Directions: Write out the material exactly, without any of its pictures.

Material provided:

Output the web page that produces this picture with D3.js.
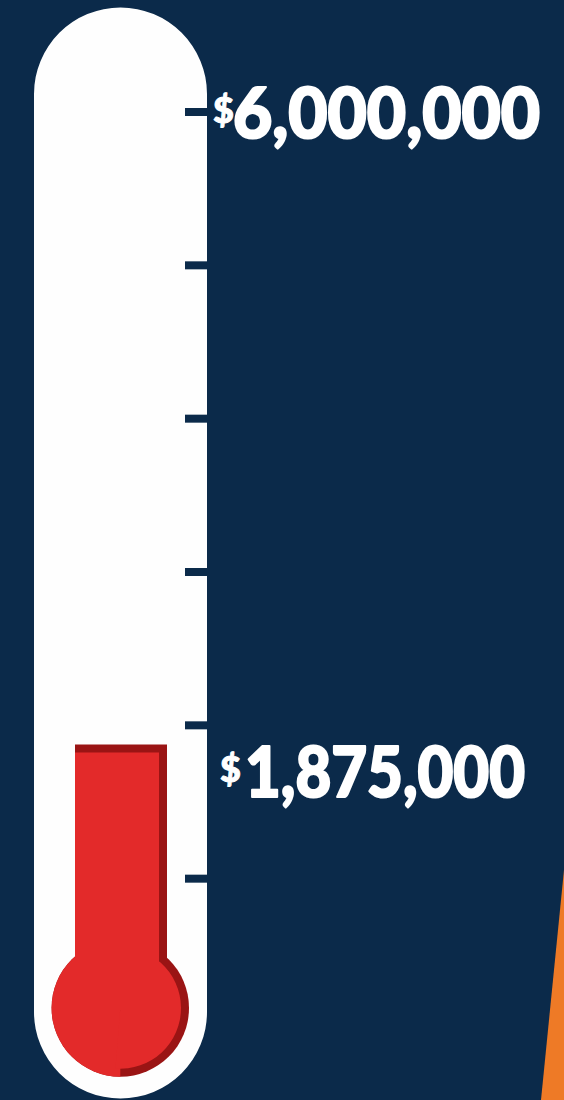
<!DOCTYPE html>
<html><head><meta charset="utf-8">
<script src="https://cdn.jsdelivr.net/npm/d3@7"></script>
<style>html,body{margin:0;padding:0;background:#0b2a4a;overflow:hidden}svg{display:block}</style>
</head><body>
<svg id="c" width="564" height="1100"></svg>
<script>
const goal = 6000000;
const raised = 1875000;
const tickValues = [6000000, 5000000, 4000000, 3000000, 2000000, 1000000];
const labels = [{value: 6000000, text: "6,000,000"}, {value: 1875000, text: "1,875,000"}];

const W = 564, H = 1100;
const svg = d3.select("#c");
const navy = "#0b2a4a", red = "#e32a2a", dark = "#9a1414", orange = "#ee7a26";

svg.append("rect").attr("width", W).attr("height", H).attr("fill", navy);
// orange corner
svg.append("path").attr("d", d3.line()([[564,870],[541,1100],[564,1100]])).attr("fill", orange);

const y = d3.scaleLinear().domain([0, goal]).range([1032, 112]);

// tube
const tx0 = 34, tx1 = 207, tr = (tx1 - tx0) / 2, tcx = (tx0 + tx1) / 2;
const topCy = 7.5 + tr, botCy = 1012;
const p = d3.path();
p.moveTo(tx0, topCy);
p.arc(tcx, topCy, tr, Math.PI, 0);
p.lineTo(tx1, botCy);
p.arc(tcx, botCy, tr, 0, Math.PI);
p.closePath();
svg.append("path").attr("d", p.toString()).attr("fill", "#fefefe");

// ticks
svg.selectAll(".tick").data(tickValues).join("rect")
  .attr("x", 185).attr("width", 23)
  .attr("y", d => y(d) - 4).attr("height", 8)
  .attr("fill", navy);

// mercury
const bx = 120.3, by = 1008, br = 68.7, sw = 8;
const fx0 = 75, fx1 = 167;
const fillTop = y(raised);
const g = svg.append("g");
g.append("rect").attr("x", fx0).attr("y", fillTop).attr("width", fx1 - fx0).attr("height", by - fillTop).attr("fill", dark);
g.append("circle").attr("cx", bx).attr("cy", by).attr("r", br).attr("fill", dark);
g.append("path").attr("transform", `translate(${bx},${by})`)
  .attr("d", d3.arc()({innerRadius: 0, outerRadius: br, startAngle: Math.PI, endAngle: 2 * Math.PI})).attr("fill", red);
g.append("path").attr("transform", `translate(${bx},${by})`)
  .attr("d", d3.arc()({innerRadius: 0, outerRadius: br - sw, startAngle: -0.1, endAngle: Math.PI + 0.08})).attr("fill", red);
g.append("rect").attr("x", fx0).attr("y", fillTop + sw).attr("width", fx1 - fx0 - sw).attr("height", by - fillTop - sw + 2).attr("fill", red);

// labels
const font = "Lato, 'Open Sans', sans-serif";
function label(d, baseline, dollarX, digitX, digitW) {
  const t = svg.append("g").attr("fill", "#fff").attr("stroke", "#fff")
    .attr("font-family", font).attr("font-weight", 900).attr("stroke-linejoin", "round");
  t.append("text").attr("x", dollarX).attr("y", baseline - 15)
    .attr("font-size", 36).attr("stroke-width", 1).text("$");
  t.append("text").attr("x", digitX).attr("y", baseline)
    .attr("font-size", 70).attr("stroke-width", 2.2)
    .attr("textLength", digitW).attr("lengthAdjust", "spacingAndGlyphs")
    .text(d.text);
}
label(labels[0], y(labels[0].value) + 26, 213, 233, 307);
label(labels[1], fillTop + 52, 220, 245, 280);
</script>
</body></html>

Answer for this exercise:
Output the web page that produces this picture with D3.js.
<!DOCTYPE html>
<html><head><meta charset="utf-8">
<script src="https://cdn.jsdelivr.net/npm/d3@7"></script>
<style>html,body{margin:0;padding:0;background:#0b2a4a;overflow:hidden}svg{display:block}</style>
</head><body>
<svg id="c" width="564" height="1100"></svg>
<script>
const goal = 6000000;
const raised = 1875000;
const tickValues = [6000000, 5000000, 4000000, 3000000, 2000000, 1000000];
const labels = [{value: 6000000, text: "6,000,000"}, {value: 1875000, text: "1,875,000"}];

const W = 564, H = 1100;
const svg = d3.select("#c");
const navy = "#0b2a4a", red = "#e32a2a", dark = "#9a1414", orange = "#ee7a26";

svg.append("rect").attr("width", W).attr("height", H).attr("fill", navy);
// orange corner
svg.append("path").attr("d", d3.line()([[564,870],[541,1100],[564,1100]])).attr("fill", orange);

const y = d3.scaleLinear().domain([0, goal]).range([1032, 112]);

// tube
const tx0 = 34, tx1 = 207, tr = (tx1 - tx0) / 2, tcx = (tx0 + tx1) / 2;
const topCy = 7.5 + tr, botCy = 1012;
const p = d3.path();
p.moveTo(tx0, topCy);
p.arc(tcx, topCy, tr, Math.PI, 0);
p.lineTo(tx1, botCy);
p.arc(tcx, botCy, tr, 0, Math.PI);
p.closePath();
svg.append("path").attr("d", p.toString()).attr("fill", "#fefefe");

// ticks
svg.selectAll(".tick").data(tickValues).join("rect")
  .attr("x", 185).attr("width", 23)
  .attr("y", d => y(d) - 4).attr("height", 8)
  .attr("fill", navy);

// mercury
const bx = 120.3, by = 1008, br = 68.7, sw = 8;
const fx0 = 75, fx1 = 167;
const fillTop = y(raised);
const g = svg.append("g");
g.append("rect").attr("x", fx0).attr("y", fillTop).attr("width", fx1 - fx0).attr("height", by - fillTop).attr("fill", dark);
g.append("circle").attr("cx", bx).attr("cy", by).attr("r", br).attr("fill", dark);
g.append("path").attr("transform", `translate(${bx},${by})`)
  .attr("d", d3.arc()({innerRadius: 0, outerRadius: br, startAngle: Math.PI, endAngle: 2 * Math.PI})).attr("fill", red);
g.append("path").attr("transform", `translate(${bx},${by})`)
  .attr("d", d3.arc()({innerRadius: 0, outerRadius: br - sw, startAngle: -0.1, endAngle: Math.PI + 0.08})).attr("fill", red);
g.append("rect").attr("x", fx0).attr("y", fillTop + sw).attr("width", fx1 - fx0 - sw).attr("height", by - fillTop - sw + 2).attr("fill", red);

// labels
const font = "Lato, 'Open Sans', sans-serif";
function label(d, baseline, dollarX, digitX, digitW) {
  const t = svg.append("g").attr("fill", "#fff").attr("stroke", "#fff")
    .attr("font-family", font).attr("font-weight", 900).attr("stroke-linejoin", "round");
  t.append("text").attr("x", dollarX).attr("y", baseline - 15)
    .attr("font-size", 36).attr("stroke-width", 1).text("$");
  t.append("text").attr("x", digitX).attr("y", baseline)
    .attr("font-size", 70).attr("stroke-width", 2.2)
    .attr("textLength", digitW).attr("lengthAdjust", "spacingAndGlyphs")
    .text(d.text);
}
label(labels[0], y(labels[0].value) + 26, 213, 233, 307);
label(labels[1], fillTop + 52, 220, 245, 280);
</script>
</body></html>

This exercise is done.